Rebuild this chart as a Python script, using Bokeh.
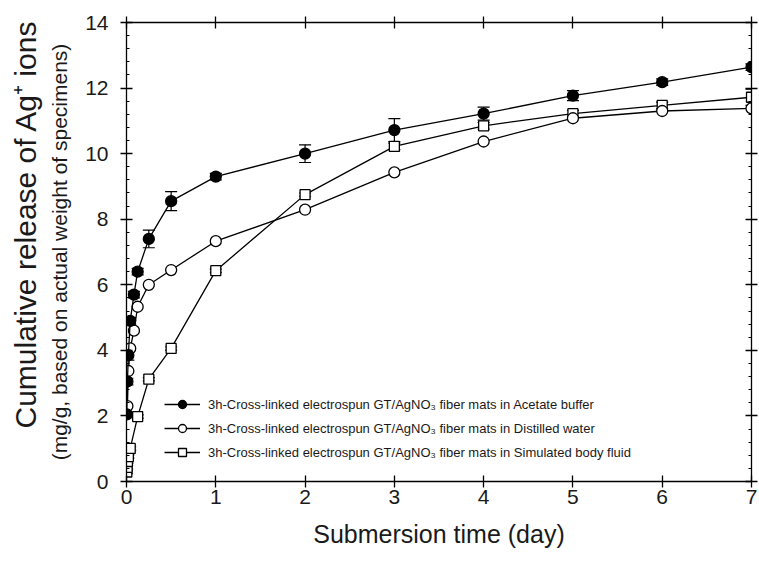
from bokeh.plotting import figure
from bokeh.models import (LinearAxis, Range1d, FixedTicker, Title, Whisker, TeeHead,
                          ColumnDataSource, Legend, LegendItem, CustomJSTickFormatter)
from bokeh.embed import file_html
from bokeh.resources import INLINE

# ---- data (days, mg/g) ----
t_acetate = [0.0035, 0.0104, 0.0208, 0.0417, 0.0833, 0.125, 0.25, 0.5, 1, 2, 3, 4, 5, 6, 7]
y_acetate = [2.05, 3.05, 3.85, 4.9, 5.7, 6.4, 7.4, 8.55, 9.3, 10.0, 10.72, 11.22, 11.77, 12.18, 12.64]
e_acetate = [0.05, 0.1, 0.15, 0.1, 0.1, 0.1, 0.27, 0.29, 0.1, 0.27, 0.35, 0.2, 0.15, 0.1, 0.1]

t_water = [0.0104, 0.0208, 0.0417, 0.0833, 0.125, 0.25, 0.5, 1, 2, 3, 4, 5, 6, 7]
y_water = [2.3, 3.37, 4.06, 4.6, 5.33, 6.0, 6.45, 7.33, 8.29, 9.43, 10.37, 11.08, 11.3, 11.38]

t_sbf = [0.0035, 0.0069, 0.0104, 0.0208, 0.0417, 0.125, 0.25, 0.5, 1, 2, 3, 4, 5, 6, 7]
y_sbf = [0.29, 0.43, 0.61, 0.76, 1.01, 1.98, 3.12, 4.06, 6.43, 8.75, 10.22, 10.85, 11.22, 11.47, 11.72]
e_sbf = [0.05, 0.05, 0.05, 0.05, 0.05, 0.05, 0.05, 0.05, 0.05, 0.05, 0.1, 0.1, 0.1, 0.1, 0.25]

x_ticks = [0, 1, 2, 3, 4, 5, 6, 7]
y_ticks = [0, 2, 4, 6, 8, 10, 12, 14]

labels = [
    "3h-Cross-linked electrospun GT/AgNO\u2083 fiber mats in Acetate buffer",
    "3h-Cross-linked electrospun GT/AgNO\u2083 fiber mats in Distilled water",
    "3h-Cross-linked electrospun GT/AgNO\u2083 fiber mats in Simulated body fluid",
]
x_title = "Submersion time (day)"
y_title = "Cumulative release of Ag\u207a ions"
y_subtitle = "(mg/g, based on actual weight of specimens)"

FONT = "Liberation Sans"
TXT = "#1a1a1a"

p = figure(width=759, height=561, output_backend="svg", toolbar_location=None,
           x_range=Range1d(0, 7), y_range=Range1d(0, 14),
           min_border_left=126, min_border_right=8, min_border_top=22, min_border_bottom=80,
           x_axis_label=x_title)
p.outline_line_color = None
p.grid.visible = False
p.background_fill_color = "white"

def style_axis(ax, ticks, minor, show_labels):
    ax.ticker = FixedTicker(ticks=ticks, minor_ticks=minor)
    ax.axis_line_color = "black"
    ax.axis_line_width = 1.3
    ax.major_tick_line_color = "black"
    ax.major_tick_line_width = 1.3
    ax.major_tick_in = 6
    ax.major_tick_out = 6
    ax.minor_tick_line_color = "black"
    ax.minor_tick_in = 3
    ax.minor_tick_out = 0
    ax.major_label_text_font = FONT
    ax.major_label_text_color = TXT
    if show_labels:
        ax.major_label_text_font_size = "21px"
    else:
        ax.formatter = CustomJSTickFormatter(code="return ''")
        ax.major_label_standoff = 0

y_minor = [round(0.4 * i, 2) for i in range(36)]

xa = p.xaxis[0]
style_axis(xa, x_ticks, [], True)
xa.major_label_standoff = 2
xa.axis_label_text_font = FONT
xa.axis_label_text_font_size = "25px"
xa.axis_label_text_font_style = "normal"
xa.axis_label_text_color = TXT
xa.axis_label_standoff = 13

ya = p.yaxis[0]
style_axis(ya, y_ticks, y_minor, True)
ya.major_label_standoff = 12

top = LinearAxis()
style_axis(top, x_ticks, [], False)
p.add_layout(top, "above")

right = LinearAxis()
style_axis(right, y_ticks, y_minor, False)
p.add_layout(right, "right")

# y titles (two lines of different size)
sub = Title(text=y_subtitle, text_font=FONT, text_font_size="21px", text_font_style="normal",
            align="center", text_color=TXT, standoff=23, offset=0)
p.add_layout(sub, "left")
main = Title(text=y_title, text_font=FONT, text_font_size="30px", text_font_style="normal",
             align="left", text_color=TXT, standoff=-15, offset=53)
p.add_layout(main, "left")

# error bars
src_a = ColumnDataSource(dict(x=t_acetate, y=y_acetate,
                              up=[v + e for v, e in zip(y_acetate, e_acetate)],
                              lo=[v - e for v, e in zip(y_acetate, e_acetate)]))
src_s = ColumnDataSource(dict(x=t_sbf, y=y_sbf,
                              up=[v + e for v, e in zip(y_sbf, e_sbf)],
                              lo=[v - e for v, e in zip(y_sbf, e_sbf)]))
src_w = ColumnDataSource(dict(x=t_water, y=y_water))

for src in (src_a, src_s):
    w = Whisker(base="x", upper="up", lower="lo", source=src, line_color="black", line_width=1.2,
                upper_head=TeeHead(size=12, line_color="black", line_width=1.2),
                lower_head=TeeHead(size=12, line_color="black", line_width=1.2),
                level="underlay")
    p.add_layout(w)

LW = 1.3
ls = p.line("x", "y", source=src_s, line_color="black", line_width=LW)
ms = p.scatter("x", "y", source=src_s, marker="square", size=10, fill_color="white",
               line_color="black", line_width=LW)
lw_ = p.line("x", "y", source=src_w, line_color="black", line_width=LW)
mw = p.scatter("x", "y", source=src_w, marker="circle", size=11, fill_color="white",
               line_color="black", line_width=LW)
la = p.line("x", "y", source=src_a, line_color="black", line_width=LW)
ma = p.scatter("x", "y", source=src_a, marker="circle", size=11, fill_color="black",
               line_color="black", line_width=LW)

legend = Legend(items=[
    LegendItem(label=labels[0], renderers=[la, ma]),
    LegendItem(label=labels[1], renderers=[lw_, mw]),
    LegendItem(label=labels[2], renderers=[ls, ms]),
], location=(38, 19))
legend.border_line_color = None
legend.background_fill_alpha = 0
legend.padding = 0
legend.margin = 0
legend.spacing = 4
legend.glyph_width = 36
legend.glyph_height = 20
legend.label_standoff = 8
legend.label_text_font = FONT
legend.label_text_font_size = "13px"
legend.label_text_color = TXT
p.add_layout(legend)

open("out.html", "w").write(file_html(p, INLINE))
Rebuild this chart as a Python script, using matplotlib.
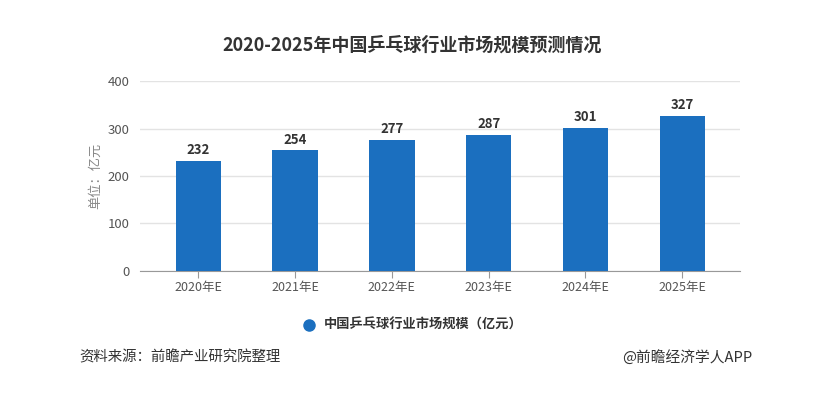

###

## SET EXERCISE
Output every entry exactly as given; pictures are not part of the copy.

## RESULT
Rebuild this chart as a Python script, using Bokeh.
from bokeh.plotting import figure
from bokeh.models import (LinearAxis, Range1d, FixedTicker, Title, Whisker, TeeHead,
                          ColumnDataSource, Legend, LegendItem, CustomJSTickFormatter)
from bokeh.embed import file_html
from bokeh.resources import INLINE

# ---- data (days, mg/g) ----
t_acetate = [0.0035, 0.0104, 0.0208, 0.0417, 0.0833, 0.125, 0.25, 0.5, 1, 2, 3, 4, 5, 6, 7]
y_acetate = [2.05, 3.05, 3.85, 4.9, 5.7, 6.4, 7.4, 8.55, 9.3, 10.0, 10.72, 11.22, 11.77, 12.18, 12.64]
e_acetate = [0.05, 0.1, 0.15, 0.1, 0.1, 0.1, 0.27, 0.29, 0.1, 0.27, 0.35, 0.2, 0.15, 0.1, 0.1]

t_water = [0.0104, 0.0208, 0.0417, 0.0833, 0.125, 0.25, 0.5, 1, 2, 3, 4, 5, 6, 7]
y_water = [2.3, 3.37, 4.06, 4.6, 5.33, 6.0, 6.45, 7.33, 8.29, 9.43, 10.37, 11.08, 11.3, 11.38]

t_sbf = [0.0035, 0.0069, 0.0104, 0.0208, 0.0417, 0.125, 0.25, 0.5, 1, 2, 3, 4, 5, 6, 7]
y_sbf = [0.29, 0.43, 0.61, 0.76, 1.01, 1.98, 3.12, 4.06, 6.43, 8.75, 10.22, 10.85, 11.22, 11.47, 11.72]
e_sbf = [0.05, 0.05, 0.05, 0.05, 0.05, 0.05, 0.05, 0.05, 0.05, 0.05, 0.1, 0.1, 0.1, 0.1, 0.25]

x_ticks = [0, 1, 2, 3, 4, 5, 6, 7]
y_ticks = [0, 2, 4, 6, 8, 10, 12, 14]

labels = [
    "3h-Cross-linked electrospun GT/AgNO\u2083 fiber mats in Acetate buffer",
    "3h-Cross-linked electrospun GT/AgNO\u2083 fiber mats in Distilled water",
    "3h-Cross-linked electrospun GT/AgNO\u2083 fiber mats in Simulated body fluid",
]
x_title = "Submersion time (day)"
y_title = "Cumulative release of Ag\u207a ions"
y_subtitle = "(mg/g, based on actual weight of specimens)"

FONT = "Liberation Sans"
TXT = "#1a1a1a"

p = figure(width=759, height=561, output_backend="svg", toolbar_location=None,
           x_range=Range1d(0, 7), y_range=Range1d(0, 14),
           min_border_left=126, min_border_right=8, min_border_top=22, min_border_bottom=80,
           x_axis_label=x_title)
p.outline_line_color = None
p.grid.visible = False
p.background_fill_color = "white"

def style_axis(ax, ticks, minor, show_labels):
    ax.ticker = FixedTicker(ticks=ticks, minor_ticks=minor)
    ax.axis_line_color = "black"
    ax.axis_line_width = 1.3
    ax.major_tick_line_color = "black"
    ax.major_tick_line_width = 1.3
    ax.major_tick_in = 6
    ax.major_tick_out = 6
    ax.minor_tick_line_color = "black"
    ax.minor_tick_in = 3
    ax.minor_tick_out = 0
    ax.major_label_text_font = FONT
    ax.major_label_text_color = TXT
    if show_labels:
        ax.major_label_text_font_size = "21px"
    else:
        ax.formatter = CustomJSTickFormatter(code="return ''")
        ax.major_label_standoff = 0

y_minor = [round(0.4 * i, 2) for i in range(36)]

xa = p.xaxis[0]
style_axis(xa, x_ticks, [], True)
xa.major_label_standoff = 2
xa.axis_label_text_font = FONT
xa.axis_label_text_font_size = "25px"
xa.axis_label_text_font_style = "normal"
xa.axis_label_text_color = TXT
xa.axis_label_standoff = 13

ya = p.yaxis[0]
style_axis(ya, y_ticks, y_minor, True)
ya.major_label_standoff = 12

top = LinearAxis()
style_axis(top, x_ticks, [], False)
p.add_layout(top, "above")

right = LinearAxis()
style_axis(right, y_ticks, y_minor, False)
p.add_layout(right, "right")

# y titles (two lines of different size)
sub = Title(text=y_subtitle, text_font=FONT, text_font_size="21px", text_font_style="normal",
            align="center", text_color=TXT, standoff=23, offset=0)
p.add_layout(sub, "left")
main = Title(text=y_title, text_font=FONT, text_font_size="30px", text_font_style="normal",
             align="left", text_color=TXT, standoff=-15, offset=53)
p.add_layout(main, "left")

# error bars
src_a = ColumnDataSource(dict(x=t_acetate, y=y_acetate,
                              up=[v + e for v, e in zip(y_acetate, e_acetate)],
                              lo=[v - e for v, e in zip(y_acetate, e_acetate)]))
src_s = ColumnDataSource(dict(x=t_sbf, y=y_sbf,
                              up=[v + e for v, e in zip(y_sbf, e_sbf)],
                              lo=[v - e for v, e in zip(y_sbf, e_sbf)]))
src_w = ColumnDataSource(dict(x=t_water, y=y_water))

for src in (src_a, src_s):
    w = Whisker(base="x", upper="up", lower="lo", source=src, line_color="black", line_width=1.2,
                upper_head=TeeHead(size=12, line_color="black", line_width=1.2),
                lower_head=TeeHead(size=12, line_color="black", line_width=1.2),
                level="underlay")
    p.add_layout(w)

LW = 1.3
ls = p.line("x", "y", source=src_s, line_color="black", line_width=LW)
ms = p.scatter("x", "y", source=src_s, marker="square", size=10, fill_color="white",
               line_color="black", line_width=LW)
lw_ = p.line("x", "y", source=src_w, line_color="black", line_width=LW)
mw = p.scatter("x", "y", source=src_w, marker="circle", size=11, fill_color="white",
               line_color="black", line_width=LW)
la = p.line("x", "y", source=src_a, line_color="black", line_width=LW)
ma = p.scatter("x", "y", source=src_a, marker="circle", size=11, fill_color="black",
               line_color="black", line_width=LW)

legend = Legend(items=[
    LegendItem(label=labels[0], renderers=[la, ma]),
    LegendItem(label=labels[1], renderers=[lw_, mw]),
    LegendItem(label=labels[2], renderers=[ls, ms]),
], location=(38, 19))
legend.border_line_color = None
legend.background_fill_alpha = 0
legend.padding = 0
legend.margin = 0
legend.spacing = 4
legend.glyph_width = 36
legend.glyph_height = 20
legend.label_standoff = 8
legend.label_text_font = FONT
legend.label_text_font_size = "13px"
legend.label_text_color = TXT
p.add_layout(legend)

open("out.html", "w").write(file_html(p, INLINE))
Rebuild this chart as a Python script, using matplotlib.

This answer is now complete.